Почти что со дня приезда в столицу Герцен — с утра до ночи на улице и видит все своими глазами. Каждый день меняет картину, и 15 мая 1848 года становится пределом его ожиданий. Что он увидел и что понял? Герцен отвечает:
«Пятнадцатого мая сняло с моих глаз повязку, даже места сомнению не осталось — революция побеждена, вслед за нею будет побеждена и республика. Трех полных месяцев не прошло с 24 февраля… а уж Франция напрашивается на рабство, свобода ей тягостна. <…>…я видел кровожадную готовность Национальной гвардии начать резню и торжественное шествие победоносного Ламартина и победоносного Ледрю-Роллена из ратуши (традиционного места провозглашения нового революционного правительства. — И. Ж.) в Собрание. Спасители отечества, из которых один под рукой помогал движению, а другой кокетничал с монархистами, ехали верхами без шляп, провожаемые благословениями буржуазии».
Учредительное собрание, избранное по введенному временным правительством всеобщему голосованию и утвердившее Францию республикой, тем не менее не решало первостепенных национальных задач. «Арифметическая» реформа предоставила большинство мест в Собрании крупным провинциальным буржуа. «Народ и республиканцы с негодованием и, краснея до ушей, смотрели на эти ограниченные лица, на эти скупые глаза проприетеров, на эти черты, искаженные любовью к барышу…» Герцен сокрушался: и вот этим собственникам-«стяжателям», лавочникам и торговцам была «отдана будущность» прекрасной Франции.
Попытка демократических клубов организовать 15 мая народную демонстрацию, чтобы защитить взывающую к помощи Франции восставшую Польшу и оказать давление на Собрание, которое распустить не удалось, закончилась крахом. «Собрание победило. Монархический принцип победил». «Республика ранена насмерть…» 150-тысячная манифестация, вылившаяся в неуправляемое народное половодье, цели не достигла.
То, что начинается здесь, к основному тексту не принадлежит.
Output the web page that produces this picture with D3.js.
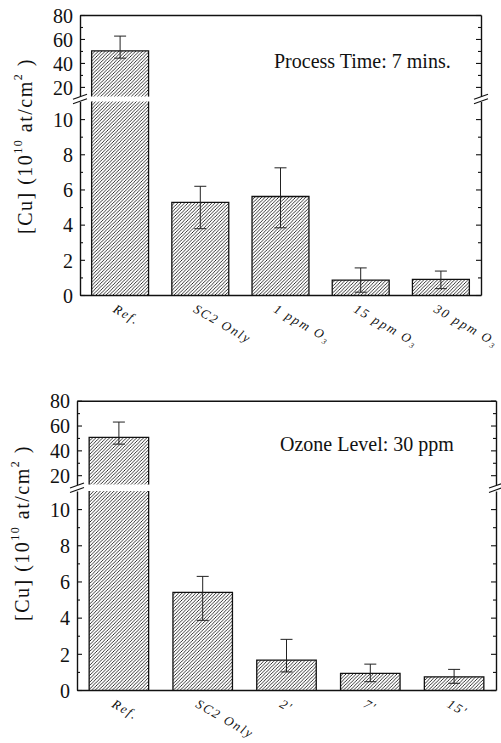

Попытки руководителей — Ледрю-Роллена и Луи Блана, избранных народом членов временного правительства, ввести происходящее в какие-либо рамки, успеха не принесли.
Репрессии усиливались, начались притеснения: тюрьмы наполнялись, законы ужесточались, уличные сборища были запрещены. Дополнительные выборы в Учредительное собрание 4 июня ничего не изменили, кроме демонстративного избрания известных социалистов Прудона и П. Леру. Развернувшиеся события заслонили лица. Париж вновь покрылся баррикадами.
Двадцать третьего июня началось вооруженное восстание. Лозунг парижского пролетариата — «Демократическая и социальная республика». И Герцен, прекрасно понимающий, куда заведет работников начавшееся противостояние готовой к отпору власти, тем не менее не может скрыть своей восторженной надежды. На Новом мосту он слышит громоподобный звон набата, призывающий народ к оружию, и вольно или невольно прощается с Парижем, еще не обагренным кровью. Видит строящуюся баррикаду на Place Maubert и в тот же вечер[91] из окна кафе на набережной Orçay наблюдает за колонной спешащих «на помощь порядку» «неуклюжих, плюгавых полумужиков и полулавочников, несколько навеселе, в скверных мундирах и старинных киверах», выкрикивающих: «Да здравствует Людовик Наполеон!»
«Этот зловещий крик, — вспомнит Герцен в „Былом и думах“, — я тут услышал в первый раз. Я не мог выдержать и, когда они поравнялись, закричал изо всех сил: „Да здравствует республика!“ Ближние к окну показали мне кулаки, офицер пробормотал какое-то ругательство, грозя шпагой; и долго еще слышался приветственный крик человеку, шедшему казнить половинную революцию, убить половинную республику…» Не пройдет и суток, как в столице будет учинен разгром защитников республики, прозвучат выстрелы и прольется первая кровь.